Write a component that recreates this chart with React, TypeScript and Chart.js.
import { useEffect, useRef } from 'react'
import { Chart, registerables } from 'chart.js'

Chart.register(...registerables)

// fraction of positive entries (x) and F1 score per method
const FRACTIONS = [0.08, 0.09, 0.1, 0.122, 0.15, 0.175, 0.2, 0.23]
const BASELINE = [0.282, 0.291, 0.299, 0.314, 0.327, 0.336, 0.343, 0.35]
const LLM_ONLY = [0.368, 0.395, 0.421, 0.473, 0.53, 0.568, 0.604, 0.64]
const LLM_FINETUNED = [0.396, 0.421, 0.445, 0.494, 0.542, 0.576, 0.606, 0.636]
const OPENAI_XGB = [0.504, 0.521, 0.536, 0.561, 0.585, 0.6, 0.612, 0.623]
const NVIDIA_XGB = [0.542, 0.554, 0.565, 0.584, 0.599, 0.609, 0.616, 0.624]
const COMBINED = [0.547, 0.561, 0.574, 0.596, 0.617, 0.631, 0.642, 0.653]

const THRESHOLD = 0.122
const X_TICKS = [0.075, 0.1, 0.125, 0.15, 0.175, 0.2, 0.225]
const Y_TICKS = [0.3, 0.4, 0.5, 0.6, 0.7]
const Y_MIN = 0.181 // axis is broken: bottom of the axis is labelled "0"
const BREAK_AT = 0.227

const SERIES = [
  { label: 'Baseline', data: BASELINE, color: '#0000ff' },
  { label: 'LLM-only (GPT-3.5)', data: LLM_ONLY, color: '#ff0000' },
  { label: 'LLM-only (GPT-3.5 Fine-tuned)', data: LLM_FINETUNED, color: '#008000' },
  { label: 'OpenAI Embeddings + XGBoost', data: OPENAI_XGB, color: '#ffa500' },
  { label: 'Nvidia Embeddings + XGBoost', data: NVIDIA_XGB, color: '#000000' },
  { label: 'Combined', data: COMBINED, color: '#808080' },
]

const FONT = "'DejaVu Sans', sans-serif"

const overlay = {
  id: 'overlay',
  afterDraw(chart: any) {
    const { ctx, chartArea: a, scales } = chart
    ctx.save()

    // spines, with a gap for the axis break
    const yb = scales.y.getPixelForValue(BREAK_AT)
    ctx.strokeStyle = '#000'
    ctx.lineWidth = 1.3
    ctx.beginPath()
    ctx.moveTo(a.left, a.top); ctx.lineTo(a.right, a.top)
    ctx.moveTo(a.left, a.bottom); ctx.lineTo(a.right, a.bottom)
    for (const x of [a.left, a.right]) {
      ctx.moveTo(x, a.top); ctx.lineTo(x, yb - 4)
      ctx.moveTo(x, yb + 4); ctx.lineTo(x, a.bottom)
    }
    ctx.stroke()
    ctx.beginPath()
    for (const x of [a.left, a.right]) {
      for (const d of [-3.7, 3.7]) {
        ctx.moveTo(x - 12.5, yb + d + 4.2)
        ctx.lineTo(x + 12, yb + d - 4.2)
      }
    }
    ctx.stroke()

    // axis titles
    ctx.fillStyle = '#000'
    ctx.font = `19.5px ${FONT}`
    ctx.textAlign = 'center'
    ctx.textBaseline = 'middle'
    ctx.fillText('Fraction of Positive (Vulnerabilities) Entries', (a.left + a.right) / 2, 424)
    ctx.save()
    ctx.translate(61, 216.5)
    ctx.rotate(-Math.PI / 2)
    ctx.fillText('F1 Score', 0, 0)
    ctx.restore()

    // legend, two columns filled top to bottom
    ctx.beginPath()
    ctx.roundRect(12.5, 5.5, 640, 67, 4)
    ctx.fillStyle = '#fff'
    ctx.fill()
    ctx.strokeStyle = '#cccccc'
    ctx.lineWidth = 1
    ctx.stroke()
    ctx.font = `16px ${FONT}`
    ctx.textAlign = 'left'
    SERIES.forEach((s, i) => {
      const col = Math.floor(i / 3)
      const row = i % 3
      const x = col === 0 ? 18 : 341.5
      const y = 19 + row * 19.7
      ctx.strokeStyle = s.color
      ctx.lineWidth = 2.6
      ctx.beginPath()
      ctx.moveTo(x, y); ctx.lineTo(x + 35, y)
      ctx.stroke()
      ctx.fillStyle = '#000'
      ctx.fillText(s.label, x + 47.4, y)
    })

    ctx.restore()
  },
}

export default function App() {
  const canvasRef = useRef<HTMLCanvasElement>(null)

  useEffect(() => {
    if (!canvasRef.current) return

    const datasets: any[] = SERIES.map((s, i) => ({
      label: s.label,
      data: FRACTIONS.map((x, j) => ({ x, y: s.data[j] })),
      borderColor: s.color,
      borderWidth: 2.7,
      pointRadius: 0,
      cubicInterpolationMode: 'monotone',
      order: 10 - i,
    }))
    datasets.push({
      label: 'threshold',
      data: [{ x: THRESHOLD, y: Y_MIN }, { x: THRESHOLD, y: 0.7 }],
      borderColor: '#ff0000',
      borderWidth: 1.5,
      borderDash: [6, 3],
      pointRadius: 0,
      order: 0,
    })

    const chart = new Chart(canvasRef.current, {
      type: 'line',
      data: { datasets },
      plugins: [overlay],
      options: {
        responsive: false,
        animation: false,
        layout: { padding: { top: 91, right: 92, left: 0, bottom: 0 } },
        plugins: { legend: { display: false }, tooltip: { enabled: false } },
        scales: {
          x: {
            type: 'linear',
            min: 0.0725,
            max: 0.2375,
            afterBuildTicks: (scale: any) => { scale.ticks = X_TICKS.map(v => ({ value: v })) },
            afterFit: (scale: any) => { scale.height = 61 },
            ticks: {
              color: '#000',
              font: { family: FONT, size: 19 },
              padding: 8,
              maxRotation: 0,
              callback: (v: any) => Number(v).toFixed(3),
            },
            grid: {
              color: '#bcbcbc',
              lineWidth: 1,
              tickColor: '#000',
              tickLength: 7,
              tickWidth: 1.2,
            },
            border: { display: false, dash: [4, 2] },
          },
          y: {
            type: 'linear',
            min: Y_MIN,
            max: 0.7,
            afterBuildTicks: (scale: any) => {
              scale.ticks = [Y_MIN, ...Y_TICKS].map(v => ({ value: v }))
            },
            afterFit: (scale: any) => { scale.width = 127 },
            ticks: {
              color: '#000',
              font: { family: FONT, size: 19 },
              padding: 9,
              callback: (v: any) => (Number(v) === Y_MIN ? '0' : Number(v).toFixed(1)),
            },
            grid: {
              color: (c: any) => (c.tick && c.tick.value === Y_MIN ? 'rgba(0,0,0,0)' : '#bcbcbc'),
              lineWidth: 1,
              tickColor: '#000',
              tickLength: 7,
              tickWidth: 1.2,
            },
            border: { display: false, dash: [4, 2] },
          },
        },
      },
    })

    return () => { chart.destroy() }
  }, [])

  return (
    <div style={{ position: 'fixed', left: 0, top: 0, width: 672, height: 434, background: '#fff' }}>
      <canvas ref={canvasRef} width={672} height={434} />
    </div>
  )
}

— Task statement —
Make an exact copy of the listing, including every line.

— Output below —
Write a component that recreates this chart with React, TypeScript and Chart.js.
import { useEffect, useRef } from 'react'
import { Chart, registerables } from 'chart.js'

Chart.register(...registerables)

// fraction of positive entries (x) and F1 score per method
const FRACTIONS = [0.08, 0.09, 0.1, 0.122, 0.15, 0.175, 0.2, 0.23]
const BASELINE = [0.282, 0.291, 0.299, 0.314, 0.327, 0.336, 0.343, 0.35]
const LLM_ONLY = [0.368, 0.395, 0.421, 0.473, 0.53, 0.568, 0.604, 0.64]
const LLM_FINETUNED = [0.396, 0.421, 0.445, 0.494, 0.542, 0.576, 0.606, 0.636]
const OPENAI_XGB = [0.504, 0.521, 0.536, 0.561, 0.585, 0.6, 0.612, 0.623]
const NVIDIA_XGB = [0.542, 0.554, 0.565, 0.584, 0.599, 0.609, 0.616, 0.624]
const COMBINED = [0.547, 0.561, 0.574, 0.596, 0.617, 0.631, 0.642, 0.653]

const THRESHOLD = 0.122
const X_TICKS = [0.075, 0.1, 0.125, 0.15, 0.175, 0.2, 0.225]
const Y_TICKS = [0.3, 0.4, 0.5, 0.6, 0.7]
const Y_MIN = 0.181 // axis is broken: bottom of the axis is labelled "0"
const BREAK_AT = 0.227

const SERIES = [
  { label: 'Baseline', data: BASELINE, color: '#0000ff' },
  { label: 'LLM-only (GPT-3.5)', data: LLM_ONLY, color: '#ff0000' },
  { label: 'LLM-only (GPT-3.5 Fine-tuned)', data: LLM_FINETUNED, color: '#008000' },
  { label: 'OpenAI Embeddings + XGBoost', data: OPENAI_XGB, color: '#ffa500' },
  { label: 'Nvidia Embeddings + XGBoost', data: NVIDIA_XGB, color: '#000000' },
  { label: 'Combined', data: COMBINED, color: '#808080' },
]

const FONT = "'DejaVu Sans', sans-serif"

const overlay = {
  id: 'overlay',
  afterDraw(chart: any) {
    const { ctx, chartArea: a, scales } = chart
    ctx.save()

    // spines, with a gap for the axis break
    const yb = scales.y.getPixelForValue(BREAK_AT)
    ctx.strokeStyle = '#000'
    ctx.lineWidth = 1.3
    ctx.beginPath()
    ctx.moveTo(a.left, a.top); ctx.lineTo(a.right, a.top)
    ctx.moveTo(a.left, a.bottom); ctx.lineTo(a.right, a.bottom)
    for (const x of [a.left, a.right]) {
      ctx.moveTo(x, a.top); ctx.lineTo(x, yb - 4)
      ctx.moveTo(x, yb + 4); ctx.lineTo(x, a.bottom)
    }
    ctx.stroke()
    ctx.beginPath()
    for (const x of [a.left, a.right]) {
      for (const d of [-3.7, 3.7]) {
        ctx.moveTo(x - 12.5, yb + d + 4.2)
        ctx.lineTo(x + 12, yb + d - 4.2)
      }
    }
    ctx.stroke()

    // axis titles
    ctx.fillStyle = '#000'
    ctx.font = `19.5px ${FONT}`
    ctx.textAlign = 'center'
    ctx.textBaseline = 'middle'
    ctx.fillText('Fraction of Positive (Vulnerabilities) Entries', (a.left + a.right) / 2, 424)
    ctx.save()
    ctx.translate(61, 216.5)
    ctx.rotate(-Math.PI / 2)
    ctx.fillText('F1 Score', 0, 0)
    ctx.restore()

    // legend, two columns filled top to bottom
    ctx.beginPath()
    ctx.roundRect(12.5, 5.5, 640, 67, 4)
    ctx.fillStyle = '#fff'
    ctx.fill()
    ctx.strokeStyle = '#cccccc'
    ctx.lineWidth = 1
    ctx.stroke()
    ctx.font = `16px ${FONT}`
    ctx.textAlign = 'left'
    SERIES.forEach((s, i) => {
      const col = Math.floor(i / 3)
      const row = i % 3
      const x = col === 0 ? 18 : 341.5
      const y = 19 + row * 19.7
      ctx.strokeStyle = s.color
      ctx.lineWidth = 2.6
      ctx.beginPath()
      ctx.moveTo(x, y); ctx.lineTo(x + 35, y)
      ctx.stroke()
      ctx.fillStyle = '#000'
      ctx.fillText(s.label, x + 47.4, y)
    })

    ctx.restore()
  },
}

export default function App() {
  const canvasRef = useRef<HTMLCanvasElement>(null)

  useEffect(() => {
    if (!canvasRef.current) return

    const datasets: any[] = SERIES.map((s, i) => ({
      label: s.label,
      data: FRACTIONS.map((x, j) => ({ x, y: s.data[j] })),
      borderColor: s.color,
      borderWidth: 2.7,
      pointRadius: 0,
      cubicInterpolationMode: 'monotone',
      order: 10 - i,
    }))
    datasets.push({
      label: 'threshold',
      data: [{ x: THRESHOLD, y: Y_MIN }, { x: THRESHOLD, y: 0.7 }],
      borderColor: '#ff0000',
      borderWidth: 1.5,
      borderDash: [6, 3],
      pointRadius: 0,
      order: 0,
    })

    const chart = new Chart(canvasRef.current, {
      type: 'line',
      data: { datasets },
      plugins: [overlay],
      options: {
        responsive: false,
        animation: false,
        layout: { padding: { top: 91, right: 92, left: 0, bottom: 0 } },
        plugins: { legend: { display: false }, tooltip: { enabled: false } },
        scales: {
          x: {
            type: 'linear',
            min: 0.0725,
            max: 0.2375,
            afterBuildTicks: (scale: any) => { scale.ticks = X_TICKS.map(v => ({ value: v })) },
            afterFit: (scale: any) => { scale.height = 61 },
            ticks: {
              color: '#000',
              font: { family: FONT, size: 19 },
              padding: 8,
              maxRotation: 0,
              callback: (v: any) => Number(v).toFixed(3),
            },
            grid: {
              color: '#bcbcbc',
              lineWidth: 1,
              tickColor: '#000',
              tickLength: 7,
              tickWidth: 1.2,
            },
            border: { display: false, dash: [4, 2] },
          },
          y: {
            type: 'linear',
            min: Y_MIN,
            max: 0.7,
            afterBuildTicks: (scale: any) => {
              scale.ticks = [Y_MIN, ...Y_TICKS].map(v => ({ value: v }))
            },
            afterFit: (scale: any) => { scale.width = 127 },
            ticks: {
              color: '#000',
              font: { family: FONT, size: 19 },
              padding: 9,
              callback: (v: any) => (Number(v) === Y_MIN ? '0' : Number(v).toFixed(1)),
            },
            grid: {
              color: (c: any) => (c.tick && c.tick.value === Y_MIN ? 'rgba(0,0,0,0)' : '#bcbcbc'),
              lineWidth: 1,
              tickColor: '#000',
              tickLength: 7,
              tickWidth: 1.2,
            },
            border: { display: false, dash: [4, 2] },
          },
        },
      },
    })

    return () => { chart.destroy() }
  }, [])

  return (
    <div style={{ position: 'fixed', left: 0, top: 0, width: 672, height: 434, background: '#fff' }}>
      <canvas ref={canvasRef} width={672} height={434} />
    </div>
  )
}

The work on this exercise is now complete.